**To be done**
Locate every line in the material below that has the word "diagram". Copy each of those lines.

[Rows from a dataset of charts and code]

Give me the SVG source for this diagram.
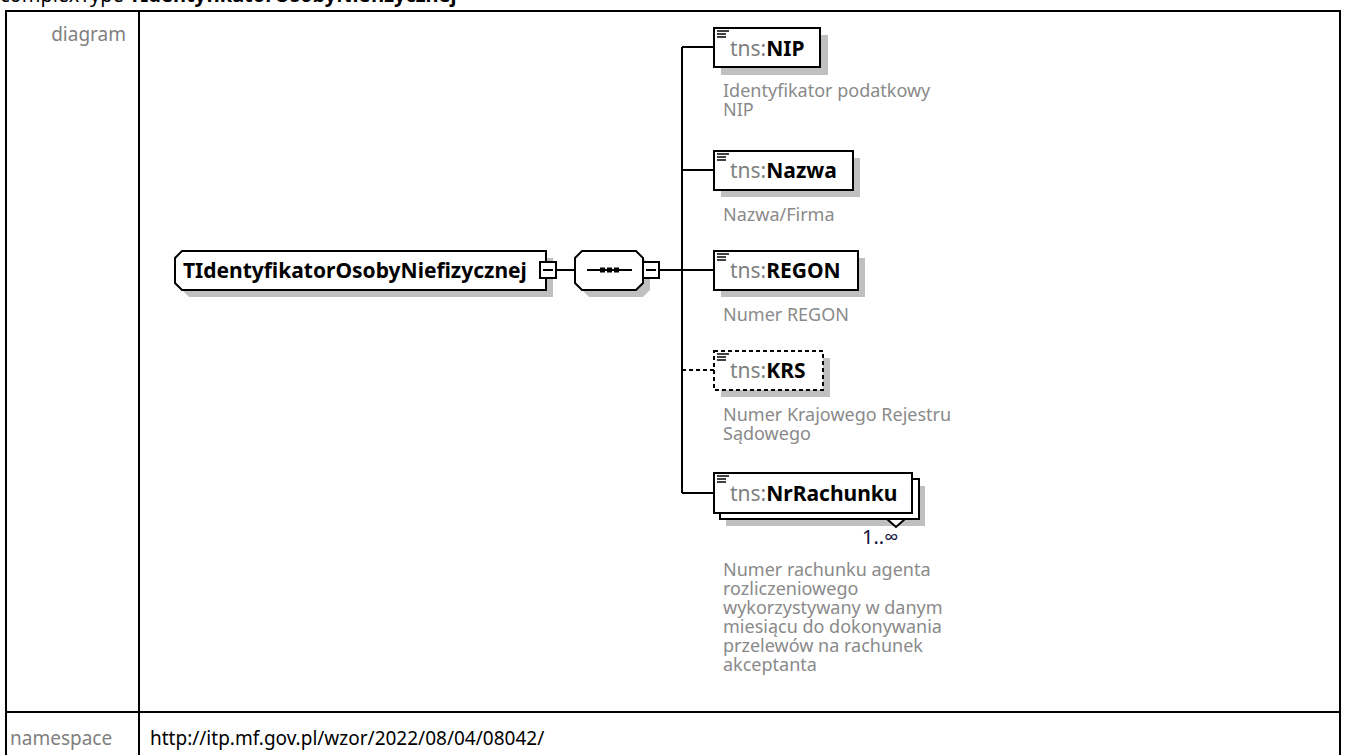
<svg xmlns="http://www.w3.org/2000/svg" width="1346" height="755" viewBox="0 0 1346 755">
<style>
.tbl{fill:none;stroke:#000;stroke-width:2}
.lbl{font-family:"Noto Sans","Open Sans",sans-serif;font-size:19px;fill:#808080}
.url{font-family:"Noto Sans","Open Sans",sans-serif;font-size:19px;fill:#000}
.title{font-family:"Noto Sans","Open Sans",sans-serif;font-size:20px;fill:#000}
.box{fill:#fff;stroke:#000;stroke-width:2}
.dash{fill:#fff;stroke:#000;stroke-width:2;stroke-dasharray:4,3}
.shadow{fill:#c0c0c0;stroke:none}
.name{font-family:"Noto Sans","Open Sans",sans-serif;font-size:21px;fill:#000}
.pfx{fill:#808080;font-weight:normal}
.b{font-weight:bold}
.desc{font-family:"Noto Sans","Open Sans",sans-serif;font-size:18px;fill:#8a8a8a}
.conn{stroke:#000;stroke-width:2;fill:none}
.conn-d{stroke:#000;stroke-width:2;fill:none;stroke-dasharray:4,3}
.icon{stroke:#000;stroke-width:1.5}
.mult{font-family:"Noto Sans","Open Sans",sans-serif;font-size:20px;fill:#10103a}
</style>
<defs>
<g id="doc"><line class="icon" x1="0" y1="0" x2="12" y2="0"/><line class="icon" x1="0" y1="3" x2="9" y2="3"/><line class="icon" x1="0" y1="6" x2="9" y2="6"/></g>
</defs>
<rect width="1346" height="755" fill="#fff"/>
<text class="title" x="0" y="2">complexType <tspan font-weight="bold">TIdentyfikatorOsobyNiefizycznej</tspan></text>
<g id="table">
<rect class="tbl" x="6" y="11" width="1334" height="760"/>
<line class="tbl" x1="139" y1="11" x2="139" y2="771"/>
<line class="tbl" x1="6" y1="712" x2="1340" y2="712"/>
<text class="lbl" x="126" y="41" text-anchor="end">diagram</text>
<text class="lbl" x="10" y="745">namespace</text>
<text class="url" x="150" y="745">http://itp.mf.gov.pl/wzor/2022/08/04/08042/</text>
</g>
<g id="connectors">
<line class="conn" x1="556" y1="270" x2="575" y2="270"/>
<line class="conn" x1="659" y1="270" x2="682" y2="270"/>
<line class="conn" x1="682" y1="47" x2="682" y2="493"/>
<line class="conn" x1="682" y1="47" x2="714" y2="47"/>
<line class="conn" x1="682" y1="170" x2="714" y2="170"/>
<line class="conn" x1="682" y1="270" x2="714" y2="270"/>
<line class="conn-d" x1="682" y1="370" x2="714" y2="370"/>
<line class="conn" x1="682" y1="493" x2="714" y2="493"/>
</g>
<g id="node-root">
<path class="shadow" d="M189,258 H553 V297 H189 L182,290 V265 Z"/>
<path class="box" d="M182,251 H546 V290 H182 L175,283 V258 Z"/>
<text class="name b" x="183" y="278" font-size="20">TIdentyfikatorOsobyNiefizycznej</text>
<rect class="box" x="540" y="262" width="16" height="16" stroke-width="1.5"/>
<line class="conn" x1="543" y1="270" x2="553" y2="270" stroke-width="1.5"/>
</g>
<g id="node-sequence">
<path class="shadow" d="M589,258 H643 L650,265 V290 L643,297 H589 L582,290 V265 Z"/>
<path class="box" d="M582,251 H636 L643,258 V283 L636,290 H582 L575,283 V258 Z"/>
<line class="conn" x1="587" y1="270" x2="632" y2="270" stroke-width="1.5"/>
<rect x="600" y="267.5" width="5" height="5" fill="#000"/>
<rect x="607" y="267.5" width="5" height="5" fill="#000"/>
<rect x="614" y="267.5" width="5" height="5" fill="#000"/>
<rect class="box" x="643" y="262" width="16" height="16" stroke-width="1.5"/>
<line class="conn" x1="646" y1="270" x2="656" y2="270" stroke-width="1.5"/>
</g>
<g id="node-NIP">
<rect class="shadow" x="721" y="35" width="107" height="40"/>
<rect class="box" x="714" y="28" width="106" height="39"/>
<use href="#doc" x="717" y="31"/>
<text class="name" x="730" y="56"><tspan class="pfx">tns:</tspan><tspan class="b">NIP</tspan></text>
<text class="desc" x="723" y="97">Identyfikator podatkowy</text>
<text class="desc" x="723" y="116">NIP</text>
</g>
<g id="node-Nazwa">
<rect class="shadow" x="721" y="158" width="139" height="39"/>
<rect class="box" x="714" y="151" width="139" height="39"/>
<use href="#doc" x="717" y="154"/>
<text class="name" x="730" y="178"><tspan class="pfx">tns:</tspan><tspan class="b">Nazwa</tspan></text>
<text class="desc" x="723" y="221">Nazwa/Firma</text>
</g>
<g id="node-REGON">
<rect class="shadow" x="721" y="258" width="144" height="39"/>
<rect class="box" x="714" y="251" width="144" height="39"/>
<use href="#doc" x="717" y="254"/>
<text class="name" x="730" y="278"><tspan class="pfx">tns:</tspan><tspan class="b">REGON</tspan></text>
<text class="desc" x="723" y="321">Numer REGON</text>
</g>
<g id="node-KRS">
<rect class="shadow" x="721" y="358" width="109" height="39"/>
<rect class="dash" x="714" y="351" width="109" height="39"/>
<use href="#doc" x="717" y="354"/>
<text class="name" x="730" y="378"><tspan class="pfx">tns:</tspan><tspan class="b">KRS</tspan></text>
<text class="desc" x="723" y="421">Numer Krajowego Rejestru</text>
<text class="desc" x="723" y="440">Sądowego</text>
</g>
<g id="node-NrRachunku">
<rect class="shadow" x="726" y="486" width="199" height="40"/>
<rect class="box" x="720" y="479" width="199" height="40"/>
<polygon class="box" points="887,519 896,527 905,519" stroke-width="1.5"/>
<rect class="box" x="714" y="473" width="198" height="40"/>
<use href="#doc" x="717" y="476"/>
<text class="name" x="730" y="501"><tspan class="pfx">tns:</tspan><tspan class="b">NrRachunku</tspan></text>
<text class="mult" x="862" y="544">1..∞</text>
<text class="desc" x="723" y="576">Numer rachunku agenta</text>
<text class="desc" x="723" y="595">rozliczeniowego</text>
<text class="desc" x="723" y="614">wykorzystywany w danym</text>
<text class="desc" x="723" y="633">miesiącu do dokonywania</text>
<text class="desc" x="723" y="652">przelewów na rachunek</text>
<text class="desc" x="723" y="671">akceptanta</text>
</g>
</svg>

---

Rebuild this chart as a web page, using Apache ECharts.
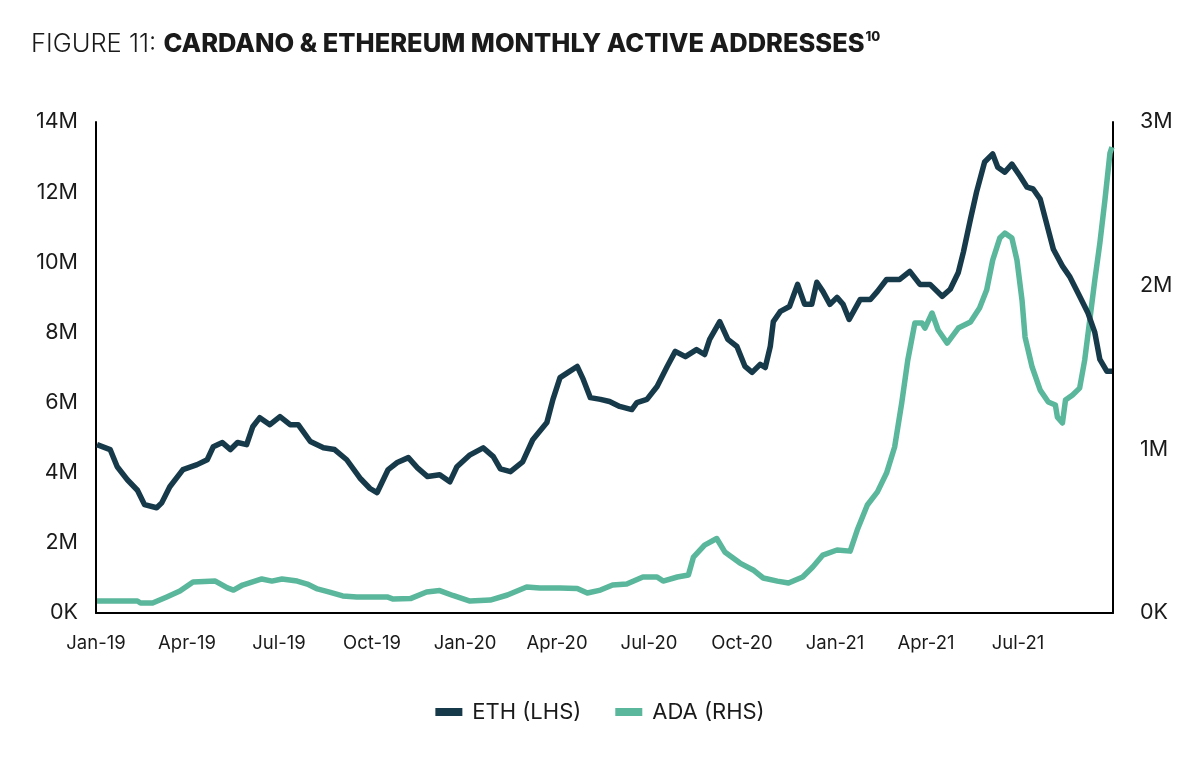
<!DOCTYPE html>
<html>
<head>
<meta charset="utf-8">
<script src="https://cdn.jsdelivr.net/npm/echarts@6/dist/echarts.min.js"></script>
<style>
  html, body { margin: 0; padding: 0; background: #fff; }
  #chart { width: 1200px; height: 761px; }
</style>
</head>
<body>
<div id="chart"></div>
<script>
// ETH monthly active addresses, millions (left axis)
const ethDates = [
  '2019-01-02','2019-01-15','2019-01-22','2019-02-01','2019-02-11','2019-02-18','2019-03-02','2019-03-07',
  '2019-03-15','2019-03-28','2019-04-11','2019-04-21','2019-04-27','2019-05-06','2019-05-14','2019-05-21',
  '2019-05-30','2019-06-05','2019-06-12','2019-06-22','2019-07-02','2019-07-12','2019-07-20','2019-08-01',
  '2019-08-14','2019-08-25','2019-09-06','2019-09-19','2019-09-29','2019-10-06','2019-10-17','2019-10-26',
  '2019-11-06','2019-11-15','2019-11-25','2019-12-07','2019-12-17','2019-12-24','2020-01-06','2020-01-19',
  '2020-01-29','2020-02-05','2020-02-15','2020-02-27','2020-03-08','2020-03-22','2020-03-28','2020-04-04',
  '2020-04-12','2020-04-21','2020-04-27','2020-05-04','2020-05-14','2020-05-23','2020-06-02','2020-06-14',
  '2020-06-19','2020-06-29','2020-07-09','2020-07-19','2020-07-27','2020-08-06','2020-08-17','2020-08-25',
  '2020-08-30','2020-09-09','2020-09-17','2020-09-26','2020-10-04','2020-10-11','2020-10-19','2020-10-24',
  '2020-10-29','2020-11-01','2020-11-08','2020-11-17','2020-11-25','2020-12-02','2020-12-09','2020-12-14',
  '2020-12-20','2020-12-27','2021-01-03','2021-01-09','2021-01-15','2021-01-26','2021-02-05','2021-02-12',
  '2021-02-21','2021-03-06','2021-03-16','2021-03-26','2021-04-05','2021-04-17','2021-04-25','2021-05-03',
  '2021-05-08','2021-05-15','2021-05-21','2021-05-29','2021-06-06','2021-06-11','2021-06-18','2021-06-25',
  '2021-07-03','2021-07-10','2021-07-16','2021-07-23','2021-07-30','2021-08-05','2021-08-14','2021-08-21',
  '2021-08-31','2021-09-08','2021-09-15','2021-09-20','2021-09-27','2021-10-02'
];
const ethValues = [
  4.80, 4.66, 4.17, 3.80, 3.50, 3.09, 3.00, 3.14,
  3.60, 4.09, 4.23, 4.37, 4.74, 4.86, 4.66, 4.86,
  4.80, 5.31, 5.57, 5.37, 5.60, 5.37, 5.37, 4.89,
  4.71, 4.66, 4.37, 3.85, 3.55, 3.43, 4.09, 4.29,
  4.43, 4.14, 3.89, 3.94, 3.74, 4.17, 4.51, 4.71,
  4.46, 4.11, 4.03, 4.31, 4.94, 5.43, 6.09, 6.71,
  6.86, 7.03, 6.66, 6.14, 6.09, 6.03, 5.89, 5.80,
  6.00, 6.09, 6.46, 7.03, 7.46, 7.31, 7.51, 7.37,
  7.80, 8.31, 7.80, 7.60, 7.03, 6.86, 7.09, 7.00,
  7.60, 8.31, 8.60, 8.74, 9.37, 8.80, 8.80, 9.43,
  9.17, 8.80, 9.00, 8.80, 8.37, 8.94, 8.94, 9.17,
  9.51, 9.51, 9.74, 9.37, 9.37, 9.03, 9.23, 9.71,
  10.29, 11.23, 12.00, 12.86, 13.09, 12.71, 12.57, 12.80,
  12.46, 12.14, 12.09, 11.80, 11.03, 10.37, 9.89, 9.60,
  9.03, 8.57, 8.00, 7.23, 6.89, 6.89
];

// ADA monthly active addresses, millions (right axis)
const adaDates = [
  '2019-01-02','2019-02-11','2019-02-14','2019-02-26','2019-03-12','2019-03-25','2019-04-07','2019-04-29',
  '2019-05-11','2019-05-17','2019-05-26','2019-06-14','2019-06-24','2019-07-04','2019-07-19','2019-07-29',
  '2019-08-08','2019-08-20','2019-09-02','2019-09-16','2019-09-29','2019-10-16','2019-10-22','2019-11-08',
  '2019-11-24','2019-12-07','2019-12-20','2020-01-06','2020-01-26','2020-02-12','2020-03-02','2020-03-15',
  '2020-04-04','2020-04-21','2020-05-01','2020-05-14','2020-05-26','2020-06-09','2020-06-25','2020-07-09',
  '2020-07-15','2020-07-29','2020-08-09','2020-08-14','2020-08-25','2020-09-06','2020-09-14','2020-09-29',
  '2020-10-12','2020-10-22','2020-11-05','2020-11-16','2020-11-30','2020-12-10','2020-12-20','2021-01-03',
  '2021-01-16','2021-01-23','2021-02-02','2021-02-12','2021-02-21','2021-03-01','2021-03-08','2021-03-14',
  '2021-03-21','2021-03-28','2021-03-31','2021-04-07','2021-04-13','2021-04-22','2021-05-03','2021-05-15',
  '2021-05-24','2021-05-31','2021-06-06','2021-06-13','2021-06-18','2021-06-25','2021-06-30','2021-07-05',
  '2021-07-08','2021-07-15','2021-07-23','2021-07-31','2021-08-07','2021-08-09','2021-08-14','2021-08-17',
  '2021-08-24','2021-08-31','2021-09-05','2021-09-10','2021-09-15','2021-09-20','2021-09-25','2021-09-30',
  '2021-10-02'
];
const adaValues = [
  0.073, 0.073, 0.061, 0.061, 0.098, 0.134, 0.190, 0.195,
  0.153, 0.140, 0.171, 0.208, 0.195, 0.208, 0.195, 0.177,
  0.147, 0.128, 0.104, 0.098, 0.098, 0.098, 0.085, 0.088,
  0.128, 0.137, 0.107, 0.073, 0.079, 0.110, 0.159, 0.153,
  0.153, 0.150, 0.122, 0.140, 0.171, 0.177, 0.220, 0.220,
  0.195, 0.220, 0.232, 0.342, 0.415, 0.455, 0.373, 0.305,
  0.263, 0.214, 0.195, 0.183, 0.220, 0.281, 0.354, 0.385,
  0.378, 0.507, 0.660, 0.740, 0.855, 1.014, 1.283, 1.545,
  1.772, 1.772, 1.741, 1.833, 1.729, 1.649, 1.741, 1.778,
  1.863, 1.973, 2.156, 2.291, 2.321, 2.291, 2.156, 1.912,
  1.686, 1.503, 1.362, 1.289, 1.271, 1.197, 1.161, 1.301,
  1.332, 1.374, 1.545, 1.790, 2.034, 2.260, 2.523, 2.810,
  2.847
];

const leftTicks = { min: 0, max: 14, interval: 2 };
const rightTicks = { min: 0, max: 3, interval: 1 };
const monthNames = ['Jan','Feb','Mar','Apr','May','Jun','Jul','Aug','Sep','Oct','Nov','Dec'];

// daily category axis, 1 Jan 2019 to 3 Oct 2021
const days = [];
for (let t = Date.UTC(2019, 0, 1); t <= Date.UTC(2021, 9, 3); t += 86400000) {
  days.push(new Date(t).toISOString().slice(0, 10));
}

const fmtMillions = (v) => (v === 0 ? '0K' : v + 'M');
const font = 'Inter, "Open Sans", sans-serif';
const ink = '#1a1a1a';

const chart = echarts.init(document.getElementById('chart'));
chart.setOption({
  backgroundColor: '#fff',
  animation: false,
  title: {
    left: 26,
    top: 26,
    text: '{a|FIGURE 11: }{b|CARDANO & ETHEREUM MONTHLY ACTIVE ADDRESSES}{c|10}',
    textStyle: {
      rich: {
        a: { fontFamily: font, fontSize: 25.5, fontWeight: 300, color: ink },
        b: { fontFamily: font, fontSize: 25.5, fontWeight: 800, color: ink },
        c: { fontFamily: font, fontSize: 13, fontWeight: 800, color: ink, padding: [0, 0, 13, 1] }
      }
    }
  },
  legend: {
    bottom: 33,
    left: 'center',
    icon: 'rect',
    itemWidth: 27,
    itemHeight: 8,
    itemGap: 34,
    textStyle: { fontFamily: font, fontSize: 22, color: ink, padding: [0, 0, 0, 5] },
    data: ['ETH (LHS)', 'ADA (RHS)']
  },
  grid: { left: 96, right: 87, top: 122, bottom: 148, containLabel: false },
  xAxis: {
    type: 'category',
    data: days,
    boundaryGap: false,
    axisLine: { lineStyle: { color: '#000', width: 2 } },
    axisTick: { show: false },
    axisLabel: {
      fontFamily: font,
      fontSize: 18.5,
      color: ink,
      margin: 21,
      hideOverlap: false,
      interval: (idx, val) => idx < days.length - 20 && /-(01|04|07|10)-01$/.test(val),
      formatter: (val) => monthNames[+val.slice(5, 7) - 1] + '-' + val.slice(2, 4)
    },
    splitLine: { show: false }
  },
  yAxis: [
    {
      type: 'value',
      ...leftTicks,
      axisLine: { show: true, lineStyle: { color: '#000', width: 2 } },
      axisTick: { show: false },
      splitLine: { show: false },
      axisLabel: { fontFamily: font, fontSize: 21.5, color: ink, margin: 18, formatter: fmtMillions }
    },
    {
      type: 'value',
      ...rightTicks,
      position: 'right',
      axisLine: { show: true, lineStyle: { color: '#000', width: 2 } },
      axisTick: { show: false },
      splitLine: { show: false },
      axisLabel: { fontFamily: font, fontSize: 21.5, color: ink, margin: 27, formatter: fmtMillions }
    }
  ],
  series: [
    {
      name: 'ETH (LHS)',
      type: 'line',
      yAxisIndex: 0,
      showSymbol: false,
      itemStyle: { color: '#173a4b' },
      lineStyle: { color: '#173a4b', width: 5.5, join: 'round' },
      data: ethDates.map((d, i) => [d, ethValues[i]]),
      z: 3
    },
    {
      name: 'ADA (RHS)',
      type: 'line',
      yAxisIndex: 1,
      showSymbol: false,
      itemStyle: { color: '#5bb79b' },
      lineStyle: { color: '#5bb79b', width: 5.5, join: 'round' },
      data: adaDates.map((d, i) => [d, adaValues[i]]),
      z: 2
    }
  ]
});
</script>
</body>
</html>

**Result for this task**
Give me the SVG source for this diagram.
<text class="lbl" x="126" y="41" text-anchor="end">diagram</text>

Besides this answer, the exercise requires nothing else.